Geomesa Query Performance

756 views Asked by At

Geomesa is a spatial temporal database, more details are available here: http://www.geomesa.org/

I am trying the example tutorial, by setting up Hbase database with it. I am running the Hbase QuickStart tutorial http://www.geomesa.org/documentation/tutorials/geomesa-quickstart-hbase.html The tutorial runs fine, below are some of the problems which I notice in the query performance of bounding box.

I have inserted data with lat, lng range (30,60) to (35,65)

In this settings, I am doing query on my local machine:
a) In my first query, the location bounding box is: (30,60) to (30.1,60.1), it runs on an average in less than a second and return correct results.
b) In second query, I modified the location bounding box (10,10) to (30.1,60.1). This query also returns the same results as in query (a), which is expected, but on an average it takes around 3-4 seconds per query.

Since both queries should give me same results, but one is running much faster than the other. I notice the similar behavior in time domain queries too where the performance is even much worse (10x times slower or even more) if time ranges are not matching with data inserted. Below are some of my questions:
1) Is this expected behavior ?
2) I know one of the solution can be to reformat the query to map to the actual data spatial and temporal ranges inserted into Geomesa, which will require me to maintain additional metadata about the data. But, I think a better solution might be designed at Geomesa layer ?

Do, let me know if there is some kind of settings etc, which can affect this behavior. I have seen the same behavior on multiple other local machines and on cloud VMS by setting up Geomesa.

1

There are 1 answers

1
Emilio Lahr-Vivaz On BEST ANSWER

In general, GeoMesa still has to scan where there might be data, even if there isn't actually any data there. Opening a scan, even if it returns no data, takes some time. For temporal queries, the number of ranges tends to be even larger, hence the slower performance.

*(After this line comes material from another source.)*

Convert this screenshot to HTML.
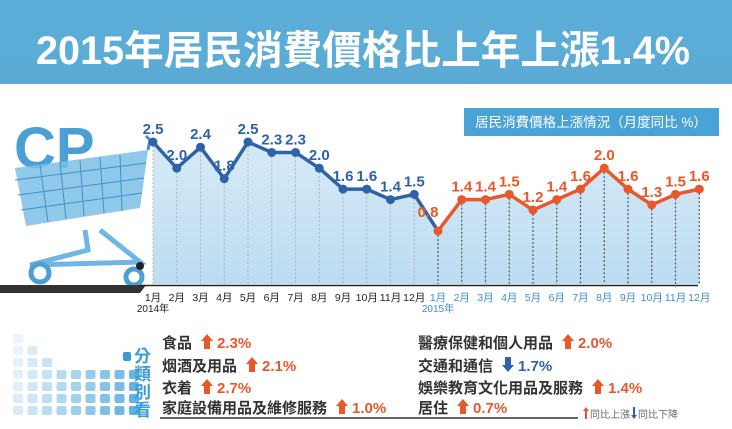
<!DOCTYPE html>
<html><head><meta charset="utf-8">
<style>
body{margin:0;width:732px;height:429px;overflow:hidden;background:#fff;font-family:"Liberation Sans","Noto Sans CJK TC",sans-serif;}
svg{display:block}
</style></head>
<body>
<svg width="732" height="429" viewBox="0 0 732 429">
<defs>
<linearGradient id="area" x1="0" y1="0" x2="0" y2="1"><stop offset="0" stop-color="#d6eaf7"/><stop offset="1" stop-color="#bcdcf1"/></linearGradient>
<linearGradient id="hdr" x1="0" y1="0" x2="0" y2="1"><stop offset="0" stop-color="#5caed8"/><stop offset="1" stop-color="#5aaad4"/></linearGradient>
</defs>
<rect x="0" y="0" width="732" height="84" fill="url(#hdr)"/>
<text x="36" y="64" textLength="654" lengthAdjust="spacingAndGlyphs" font-size="40" font-weight="bold" fill="#fff">2015年居民消費價格比上年上漲1.4%</text>

<rect x="464" y="108" width="255" height="28" fill="#4aa3d6"/>
<text x="591" y="127" text-anchor="middle" font-size="13.5" fill="#fff">居民消費價格上漲情況（月度同比 %）</text>

<g>
<text x="14" y="168" font-size="58" font-weight="bold" fill="#4aa0d4" font-family="Liberation Sans, sans-serif">CP</text>
<polygon points="15,168 148,150 140,208 26,226" fill="#7cc0e6" opacity="0.85"/>
<g stroke="#3b94cc" stroke-width="1">
<line x1="15" y1="180" x2="146" y2="163"/><line x1="18" y1="195" x2="144" y2="178"/><line x1="21" y1="210" x2="142" y2="193"/>
<line x1="40" y1="165" x2="48" y2="222"/><line x1="60" y1="162" x2="66" y2="219"/><line x1="80" y1="160" x2="84" y2="216"/><line x1="100" y1="157" x2="104" y2="213"/><line x1="120" y1="155" x2="122" y2="211"/>
</g>
<polyline points="148,150 150,140 146,136" fill="none" stroke="#3b94cc" stroke-width="3"/>
<polyline points="85,230 88,250 30,265 140,262 100,230" fill="none" stroke="#6fb7e2" stroke-width="5"/>
<circle cx="40" cy="273" r="9" fill="#fff" stroke="#4aa0d4" stroke-width="5"/>
<circle cx="134" cy="277" r="8" fill="#fff" stroke="#4aa0d4" stroke-width="5"/>
<circle cx="140" cy="266" r="4" fill="#222"/>
</g>
<polygon points="0,285 146,285 140,293 0,293" fill="#333"/>
<line x1="140" y1="285.5" x2="698" y2="285.5" stroke="#222" stroke-width="1.5"/>

<g id="chart"></g>

<g id="sq"></g>
<text font-size="17" font-weight="bold" fill="#3a9bd5">
<tspan x="134" y="362">分</tspan><tspan x="134" y="380">類</tspan><tspan x="134" y="398">別</tspan><tspan x="134" y="416">看</tspan></text>
<g font-size="15" font-weight="bold" id="cats"></g>
<line x1="160" y1="418" x2="578" y2="418" stroke="#333" stroke-width="1.5"/>
<g font-size="10" fill="#666">
<polygon points="583,411 586,407 589,411 587,411 587,419 585,419 585,411" fill="#e8582a"/>
<text x="590" y="418">同比上漲</text>
<polygon points="631,415 634,419 637,415 635,415 635,407 633,407 633,415" fill="#2d63a8"/>
<text x="638" y="418">同比下降</text>
</g>
</svg>
<script>
const ns="http://www.w3.org/2000/svg";
const months=["1月","2月","3月","4月","5月","6月","7月","8月","9月","10月","11月","12月"];
const values2014=[2.5,2.0,2.4,1.8,2.5,2.3,2.3,2.0,1.6,1.6,1.4,1.5];
const values2015=[0.8,1.4,1.4,1.5,1.2,1.4,1.6,2.0,1.6,1.3,1.5,1.6];
const catNames=["食品","烟酒及用品","衣着","家庭設備用品及維修服務","醫療保健和個人用品","交通和通信","娛樂教育文化用品及服務","居住"];
const catValues=[2.3,2.1,2.7,1.0,2.0,-1.7,1.4,0.7];
const xs=i=>153+i*23.75;
const ys=v=>142+(2.5-v)*52.35;
const baseY=284;
function mk(t,a,p){const e=document.createElementNS(ns,t);for(const k in a)e.setAttribute(k,a[k]);(p||g).appendChild(e);return e;}
const g=document.getElementById('chart');
const all=values2014.concat(values2015);
let d="M"+xs(0)+","+baseY;all.forEach((v,i)=>d+=" L"+xs(i)+","+ys(v));d+=" L"+xs(all.length-1)+","+baseY+"Z";
const area=mk('path',{d:d,fill:"url(#area)"});


all.forEach((v,i)=>{
 const l=mk('line',{x1:xs(i),y1:ys(v),x2:xs(i),y2:baseY,stroke:i<12?"#aaa":"#555","stroke-width":i<12?0.8:1.2,"stroke-dasharray":"2,2"});
 
 
});
function series(vals,off,color,name){
 const p=mk('polyline',{points:vals.map((v,i)=>xs(i+off)+","+ys(v)).join(" "),fill:"none",stroke:color,"stroke-width":3.5,"stroke-linejoin":"round"});
 
 
 vals.forEach((v,i)=>{
  const c=mk('circle',{cx:xs(i+off),cy:ys(v),r:4.5,fill:color});
  
  
  const low=(off===12&&i===0);
  const t=mk('text',{x:xs(i+off)-(low?10:0),y:ys(v)-(low?14:8),"text-anchor":"middle","font-size":15,"font-weight":"bold",fill:color});
  t.textContent=v.toFixed(1);
  
  
 });
}
const cn=mk('line',{x1:xs(11),y1:ys(values2014[11]),x2:xs(12),y2:ys(values2015[0]),stroke:"#2d63a8","stroke-width":3.5});


series(values2014,0,"#2d63a8","series-2014");
series(values2015,12,"#e8582a","series-2015");
all.forEach((v,i)=>{
 const t=mk('text',{x:xs(i),y:301,"text-anchor":"middle","font-size":10.5,fill:i<12?"#222":"#3d8fcc"});
 t.textContent=months[i%12];
 
 
});
const y1=mk('text',{x:xs(0),y:312,"text-anchor":"middle","font-size":10,fill:"#222"});y1.textContent="2014年";


const y2=mk('text',{x:xs(12),y:312,"text-anchor":"middle","font-size":10,fill:"#3d8fcc"});y2.textContent="2015年";



const sq=document.getElementById('sq');
const rowCounts=[1,2,3,9,9,9,9];
for(let r=0;r<7;r++)for(let c=0;c<rowCounts[r];c++){
 const s=mk('rect',{x:13+c*14.5,y:334+r*12,width:10,height:9,rx:2,fill:"#5aaee0",opacity:(0.12+0.09*c+0.02*r).toFixed(2)},sq);
 
 
}
const hs=mk('rect',{x:123,y:352,width:8,height:9,rx:2,fill:"#3a9bd5"},sq);


const cats=document.getElementById('cats');
const rowsY=[348,371,393,413];
catNames.forEach((n,i)=>{
 const col=i<4?0:1, r=i%4;
 const x=col?418:162, y=rowsY[r];
 const t=mk('text',{x:x,y:y,fill:"#333"},cats);t.textContent=n;
 
 
 const w=n.length*15+10;
 const up=catValues[i]>=0, ax=x+w+5;
 const a=mk('polygon',{points:up?`${ax-6},${y-7} ${ax},${y-14} ${ax+6},${y-7} ${ax+3},${y-7} ${ax+3},${y+1} ${ax-3},${y+1} ${ax-3},${y-7}`:`${ax-6},${y-6} ${ax},${y+1} ${ax+6},${y-6} ${ax+3},${y-6} ${ax+3},${y-14} ${ax-3},${y-14} ${ax-3},${y-6}`,fill:up?"#e8582a":"#2d63a8"},cats);
 
 
 const v=mk('text',{x:ax+10,y:y,fill:up?"#e8582a":"#2d63a8"},cats);v.textContent=Math.abs(catValues[i]).toFixed(1)+"%";
 
 
});
</script>
</body></html>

I believe that Accumulo handles this a bit better than HBase, as it has a concept of a batch scanner that accepts multiple ranges, and it has some knowledge of the data start/end. For HBase, GeoMesa has to run multiple scans using a thread pool, so it's not as efficient.

GeoMesa also has the concept of data statistics, but it hasn't been implemented for HBase yet, and it's not currently used in query planning.

To mitigate the issue, you can try increasing the "queryThreads" data store parameter, in order to use more threads during queries. You can also enable "looseBoundingBox", if you have currently disabled it. For temporal queries, increasing the temporal binning period may cause fewer ranges to be scanned. However this may result in slower queries for very small temporal ranges, so it should be tailored to your use case.

As a final note, make sure that you have the distributed coprocessors installed and enabled, especially if you are not using loose bounding boxes.